3) Layer defenses, do not rely on a single agent
- Use multiple defensive layers: endpoint prevention, network controls, EDR/XDR, identity protections, and strong detection in the cloud. Ensure logging and telemetry pipelines ingest from multiple sources so loss of one agent does not blind the SOC.
4) Staged update and canary rollouts
- Require vendors to support staggered rollouts and provide clear rollback mechanisms. In your environment, test content and signature updates in a representative canary pool that mirrors production, then expand in stages while monitoring health metrics.
5) Contract for software supply chain hygiene
- Require third party attestations for secure development practices, PSIRT contacts, timely vulnerability advisories in machine readable formats, and proof of staged deployment testing. These are the types of controls NIST and CISA recommend for acquired software.
6) Maintain recovery tooling and offline remediation plans
- Keep offline images, local removal scripts, and boot media that can be applied without relying on network-delivered patches. Test manual recovery procedures regularly, because some failures will prevent an endpoint from contacting update servers.
7) Reduce blast radius with segmentation and least privilege
- Network and logical segmentation reduces cross impact. Restrict which endpoints can access change management systems, and ensure privileged accounts use isolated, hardened workstations.
8) Establish multi-vendor telemetry and centralized analytics
- Aggregate logs from different agents, cloud telemetry, and network sensors into a central analytics platform. Good correlation can compensate for gaps if a single agent goes silent.
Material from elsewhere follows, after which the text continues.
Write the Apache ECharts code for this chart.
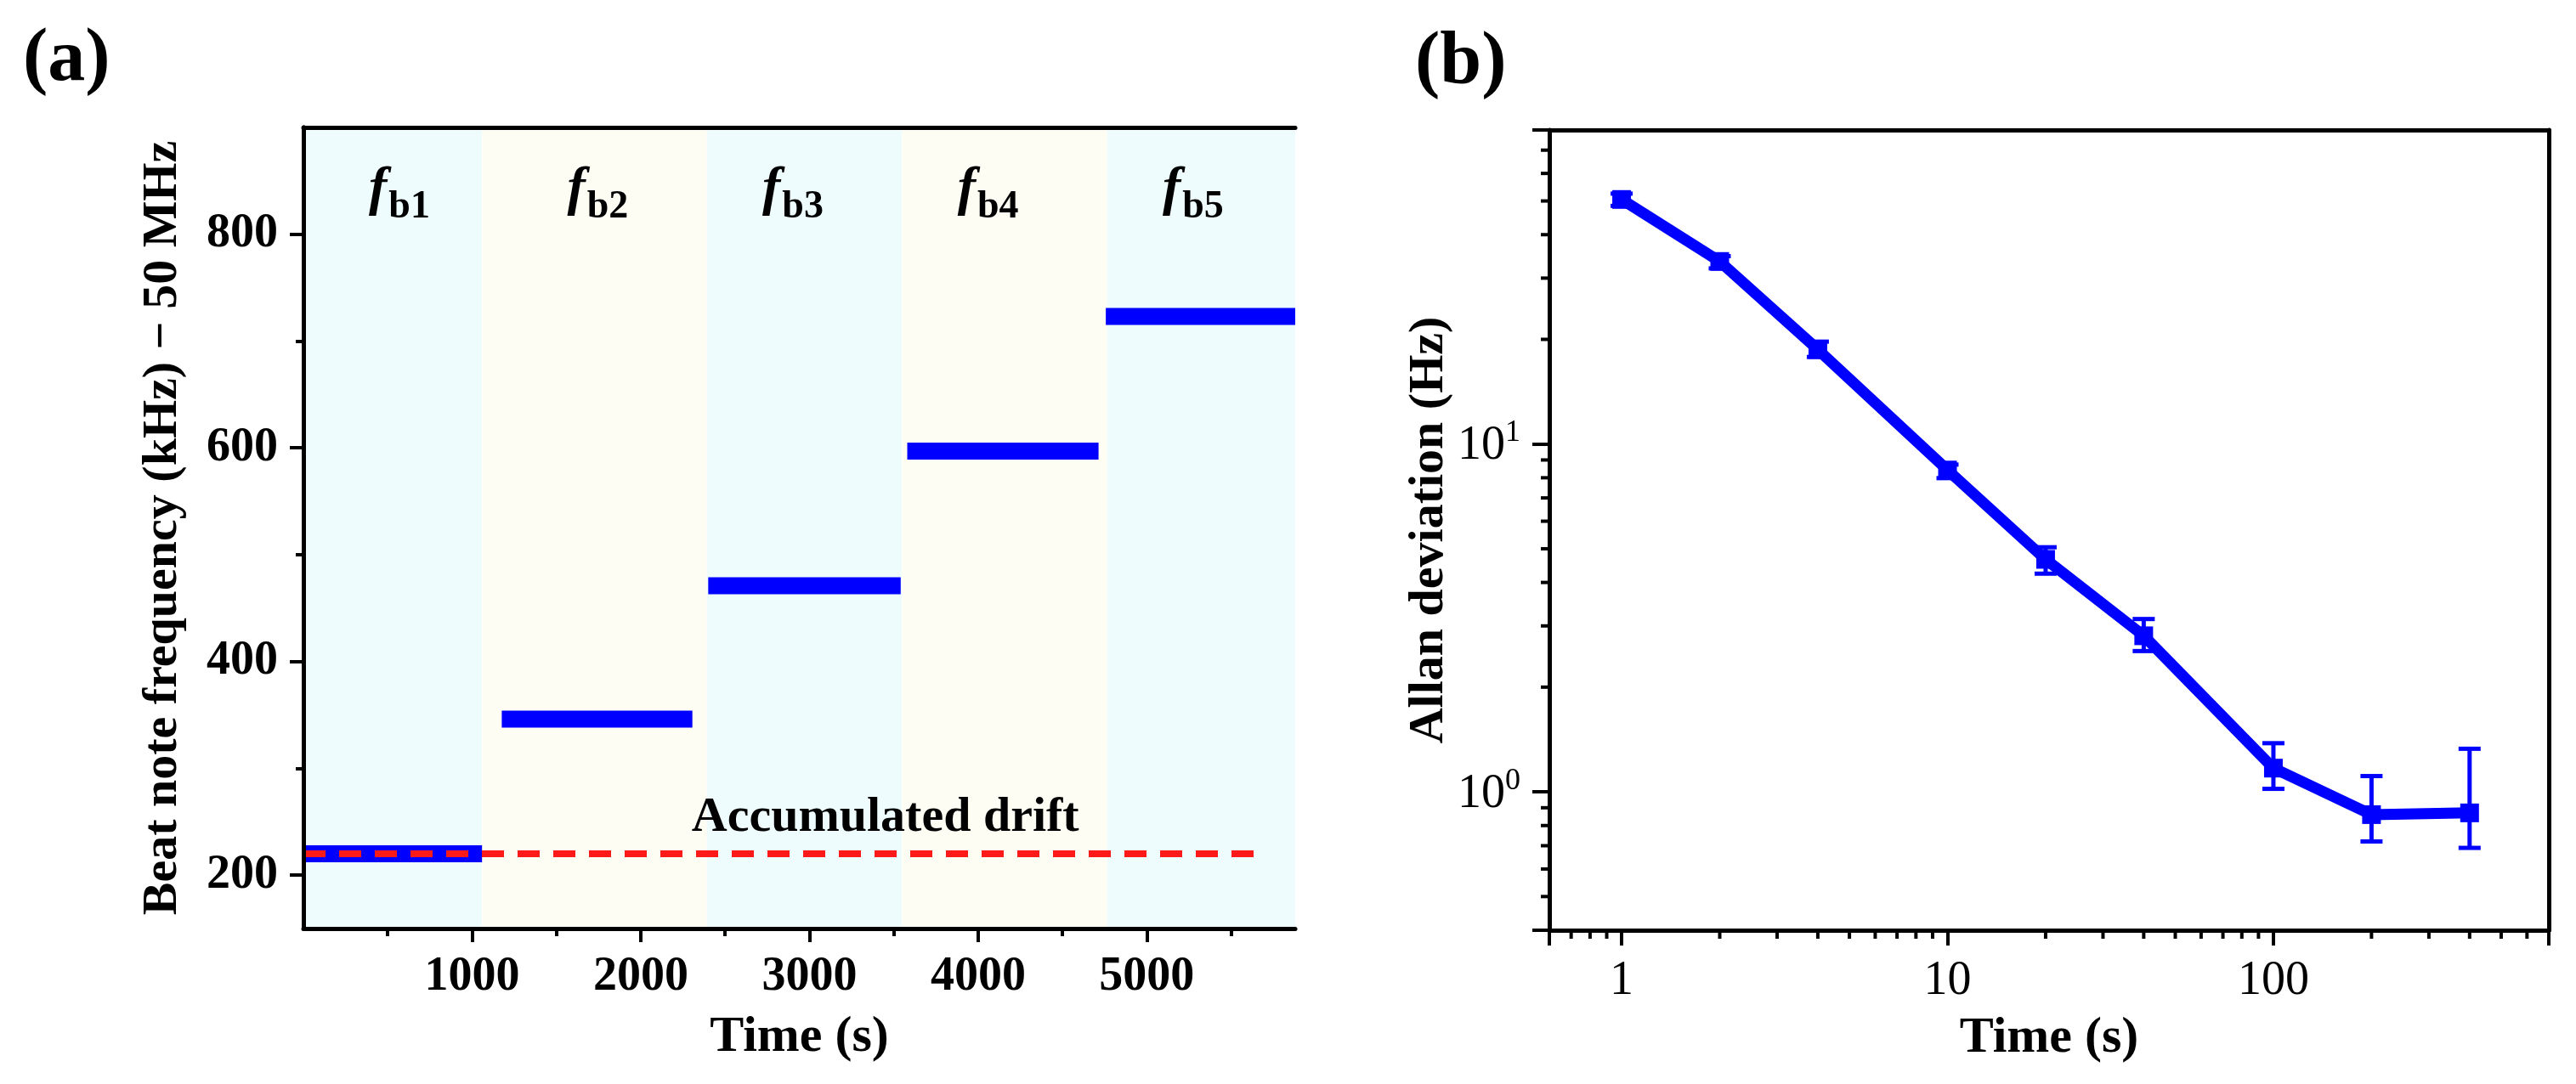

9) Practice vendor offboarding and exit plans
- Plan how you would replace a vendor or remove an agent quickly. Keep scripts, licensing options, and procurement paths ready so you can pivot without excessive delay.
10) Tabletop and tabletop-to-test
- Run tabletop exercises that assume a corrupted or failed vendor update. Validate communications, manual remediation, customer-facing messaging, and legal and procurement responses.
Operational and legal levers matter too. Insist on clear SLAs for emergency fixes, require financial remedies or insurance clauses that cover operational disruption, and assess vendor transparency during incidents. Vendors who publish clear rollback procedures, maintain an accessible PSIRT, and provide verifiable build and test evidence should be prioritized during procurement.
There is no free lunch. Adding a second EDR, or segmenting agent footprints, increases complexity and cost. But the alternative is systemic fragility. If a single platform owns wide visibility and critical kernel level access across your estate, you have concentrated operational risk. The right balance is not vendor shopping for its own sake, but identifying where a secondary vendor or an OS native control materially reduces the risk of a mass failure.
Start with a targeted program. Identify the top 5 critical processes that would cause your business to stop if impacted, and focus heterogeneity and offline recovery there. Use NIST and CISA supply chain guidance to build vendor assessment criteria, and make staged rollouts the default for any content updates that change signature or kernel level behavior.
Diversification is not an indictment of a technology. It is a risk management posture. Treat your EDR choices as infrastructure, not a convenience, and plan for the day when software meant to protect your estate becomes the very vector that stops it. Be pragmatic, document your fallbacks, and test them before you need them.